The catechist Simon Yempo joined the Jesuit during this clandestine period. Yempo was born in Nozu, Kyushu and entered a Buddhist monastery as a youngster; he became a Christian when the head bonze converted in 1596. He enrolled in a Jesuit seminary two years later. His firsthand knowledge of Buddhism helped him explain Christianity to his countrymen. Initially he went into exile when the missions were outlawed, but he returned and offered his help to De Angelis.
As the persecution of Christians continued, many sought refuge in remote areas like the northern part of Honshu Island or Hokkaido. Priests followed their flocks, so De Angelis and Yempo became the first missionary to preach in Oshu and Dewa, in 1615. They ended up in Yezo and remained there until 1622, living in relative peace because of the distance from the central government. When the Italian Jesuit was ordered to return to Edo, he once again went underground and carried out his ministry at night.

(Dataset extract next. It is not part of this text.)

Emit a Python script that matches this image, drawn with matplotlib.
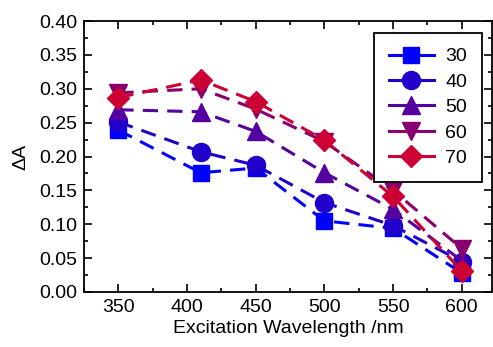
import numpy as np
import matplotlib.pyplot as plt
from matplotlib.ticker import MultipleLocator

plt.rcParams['font.family'] = ['Liberation Sans', 'DejaVu Sans']
plt.rcParams['font.size'] = 14

wavelength = [350, 410, 450, 500, 550, 600]
labels = ['30', '40', '50', '60', '70']
dA_30 = [0.239, 0.176, 0.183, 0.105, 0.094, 0.028]
dA_40 = [0.251, 0.207, 0.187, 0.132, 0.098, 0.045]
dA_50 = [0.269, 0.266, 0.237, 0.176, 0.122, 0.046]
dA_60 = [0.294, 0.300, 0.270, 0.222, 0.150, 0.064]
dA_70 = [0.287, 0.313, 0.281, 0.224, 0.141, 0.031]
series = [dA_30, dA_40, dA_50, dA_60, dA_70]

colors = ['#0000ff', '#2200cc', '#5500a0', '#880070', '#cc0033']
markers = ['s', 'o', '^', 'v', 'D']
msizes = [12, 13, 13, 13, 11.5]

fig = plt.figure(figsize=(4.93, 3.47), dpi=100)
ax = fig.add_axes([84/493, 1-292/347, 408/493, 271/347])

for y, lab, c, m, ms in zip(series, labels, colors, markers, msizes):
    ax.plot(wavelength, y, linestyle=(0, (5, 3)), lw=2.2, color=c,
            marker=m, markersize=ms, label=lab)

ax.set_xlim(325, 622)
ax.set_ylim(0, 0.40)
ax.xaxis.set_major_locator(MultipleLocator(50))
ax.xaxis.set_minor_locator(MultipleLocator(25))
ax.yaxis.set_major_locator(MultipleLocator(0.05))
ax.yaxis.set_minor_locator(MultipleLocator(0.025))
ax.yaxis.set_major_formatter(plt.FormatStrFormatter('%.2f'))
ax.tick_params(which='both', direction='in', top=True, right=True, width=1.2)
ax.tick_params(which='major', length=6, pad=5)
ax.tick_params(which='minor', length=3)
for s in ax.spines.values():
    s.set_linewidth(1.3)

ax.set_xlabel('Excitation Wavelength /nm', labelpad=3)
ax.set_ylabel('ΔA', labelpad=7)

leg = ax.legend(loc='upper right', bbox_to_anchor=(0.975, 0.955), fancybox=False,
                edgecolor='black', framealpha=1, handlelength=2.3,
                borderpad=0.75, labelspacing=0.4, handletextpad=0.6,
                borderaxespad=0)
leg.get_frame().set_linewidth(1.3)
# legend handles drawn with solid lines
for h in leg.legend_handles:
    h.set_linestyle('-')

plt.savefig('out.png', dpi=100)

During this period Simon Yempo became a Jesuit brother.
A dissatisfied Christian betrayed the two Jesuits in November 1623, but soldiers could not find them in the house where the informer said the religious were staying. The owner of the house was arrested, along with 47 Christians. De Angelis and Yempo decided to turn themselves in and win their host's release. They were sent to separate prisons where each converted a good number of their jailers. In early December the shogun ordered their execution by slow fire. Fifty prisoners were taken outside the city on December, including the two Jesuits and a Franciscan missionary. All were burned at the stake, encouraged by De Angelis, who was among the last to die.